NAVO-chef dringt aan op snel vredesverdrag Armenië en Azerbeidzjan
Armenië en Azerbeidzjan moeten zo snel mogelijk een vredesverdrag tekenen, vindt Jens Stoltenberg, de secretaris-generaal van de NAVO. Hij was de afgelopen dagen in beide landen op bezoek en denkt dat er nu een kans ligt op „blijvende vrede”.
De leiders van de landen hebben ook aangegeven dat een akkoord dichterbij is dan ooit. Sinds het uiteenvallen van de Sovjet-Unie liggen Armenië en Azerbeidzjan overhoop over waar de grenzen moeten lopen en over de positie van elkaars burgers in het andere land. Ze vochten in de jaren negentig en in 2020 een oorlog uit en vorig jaar veroverde Azerbeidzjan met een bliksemoperatie het gebied Nagorno-Karabach.
De Armeense premier Nikol Pasjinjan zegt in een video dat hij vier dorpen aan de grens moet opgeven aan Azerbeidzjan, omdat dat een van de eisen is voor een akkoord. Anders zou de regering in Bakoe „voor het eind van de week” weer een oorlog beginnen. „En ik weet hoe zo’n oorlog zou eindigen.”

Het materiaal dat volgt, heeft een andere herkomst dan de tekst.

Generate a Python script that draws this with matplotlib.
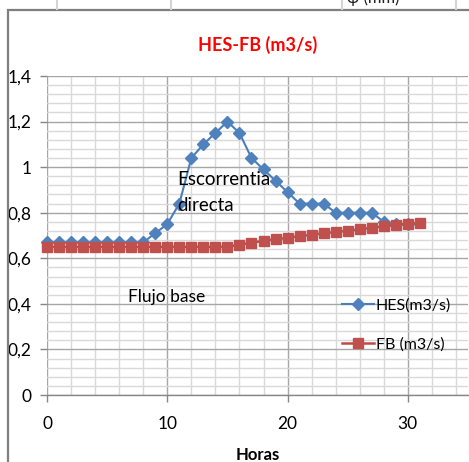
import matplotlib
matplotlib.use("Agg")
import matplotlib.pyplot as plt
from matplotlib.ticker import MultipleLocator, FuncFormatter
from matplotlib.patches import Rectangle
from matplotlib.lines import Line2D

hours_hes = list(range(0, 31))
hes = [0.67, 0.67, 0.67, 0.67, 0.67, 0.67, 0.67, 0.67, 0.67, 0.71,
       0.75, 0.84, 1.04, 1.10, 1.15, 1.20, 1.15, 1.04, 0.99, 0.94,
       0.89, 0.84, 0.84, 0.84, 0.80, 0.80, 0.80, 0.80, 0.76, 0.75, 0.75]
hours_fb = list(range(0, 32))
fb = [0.65, 0.65, 0.65, 0.65, 0.65, 0.65, 0.65, 0.65, 0.65, 0.65,
      0.65, 0.65, 0.65, 0.65, 0.65, 0.65, 0.66, 0.668, 0.677, 0.683,
      0.69, 0.697, 0.703, 0.71, 0.715, 0.721, 0.727, 0.734, 0.74, 0.746,
      0.752, 0.756]

title = "HES-FB (m3/s)"
xlabel = "Horas"
label_hes = "HES(m3/s)"
label_fb = "FB (m3/s)"

plt.rcParams['font.family'] = ['Lato', 'DejaVu Sans']

W, H = 469, 462
fig = plt.figure(figsize=(W / 100, H / 100), dpi=100)

# chart border and spreadsheet cell lines above it
fig.patches.append(Rectangle((8 / W, -0.1), 1.2, (H - 10) / H + 0.1,
                             transform=fig.transFigure, fill=False,
                             edgecolor='#7f7f7f', linewidth=1.6))
for xp in [57, 171, 342, 456]:
    fig.add_artist(Line2D([xp / W, xp / W], [1 - 9 / H, 1.0],
                          transform=fig.transFigure, color='#d4d4d4', lw=1.5))
fig.text(347 / W, 1 - 3 / H, "φ (mm)", fontsize=12, va='baseline', ha='left', color='#222222')

ax = fig.add_axes([47 / W, (H - 395) / H, (468 - 47) / W, (395 - 76) / H])
ax.set_xlim(0, 35)
ax.set_ylim(0, 1.4)

ax.xaxis.set_major_locator(MultipleLocator(10))
ax.xaxis.set_minor_locator(MultipleLocator(2))
ax.yaxis.set_major_locator(MultipleLocator(0.2))
ax.yaxis.set_minor_locator(MultipleLocator(0.04))
ax.yaxis.set_major_formatter(FuncFormatter(lambda v, p: ('%g' % round(v, 2)).replace('.', ',')))

ax.grid(which='major', color='#a6a6a6', linewidth=1.0)
ax.grid(which='minor', color='#d9d9d9', linewidth=1.0)
ax.set_axisbelow(True)

for s in ['top', 'right', 'left']:
    ax.spines[s].set_visible(False)
ax.spines['bottom'].set_color('#868686')
ax.spines['bottom'].set_linewidth(1.0)

ax.tick_params(axis='both', which='major', labelsize=12.5, colors='#868686', labelcolor='black', length=5, width=1)
ax.tick_params(axis='both', which='minor', length=0)
ax.tick_params(axis='x', pad=10)
ax.tick_params(axis='y', pad=6)

ax.plot(hours_hes, hes, color='#4a7ebb', marker='D', markersize=6, linewidth=1.5,
        markerfacecolor='#4f81bd', markeredgecolor='#4f81bd', label=label_hes, clip_on=False, zorder=3)
ax.plot(hours_fb, fb, color='#be4b48', marker='s', markersize=7, linewidth=1.8,
        markerfacecolor='#c0504d', markeredgecolor='#c0504d', label=label_fb, clip_on=False, zorder=4)

ax.set_title(title, color='#ff0000', fontweight='bold', fontsize=13, pad=18)
ax.set_xlabel(xlabel, fontweight='bold', fontsize=12, labelpad=11)

ax.text(10.8, 0.89, "Escorrentia\ndirecta", fontsize=13.5, ha='left', va='center', linespacing=1.65)
ax.text(6.7, 0.43, "Flujo base", fontsize=12.5, ha='left', va='center')

leg = ax.legend(loc='upper left', bbox_to_anchor=(289 / 421, (395 - 292) / 319),
                frameon=False, fontsize=11.5, handlelength=2.0, handletextpad=0.1,
                labelspacing=1.55, borderaxespad=0)

fig.savefig("out.png", dpi=100)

Dat de NAVO-chef op bezoek was in Armenië is ook het Kremlin niet ontgaan. Rusland was jarenlang de belangrijkste bondgenoot van het land in de Kaukasus. Maar Pasjinjan vindt dat Moskou zijn land aan zijn lot heeft overgelaten in het conflict met Azerbeidzjan. Daarom richt Pasjinjans regering in Jerevan zich steeds meer op westerse organisaties als de Europese Unie en de NAVO.
Het Kremlin zegt dat de pogingen van de NAVO om de invloed in de Kaukasus te vergroten de stabiliteit in de regio geen goed doen. Stoltenberg prees de koers van Pasjinjan juist tijdens zijn bezoek en bedankte hem voor zijn „solidariteit” met Oekraïne.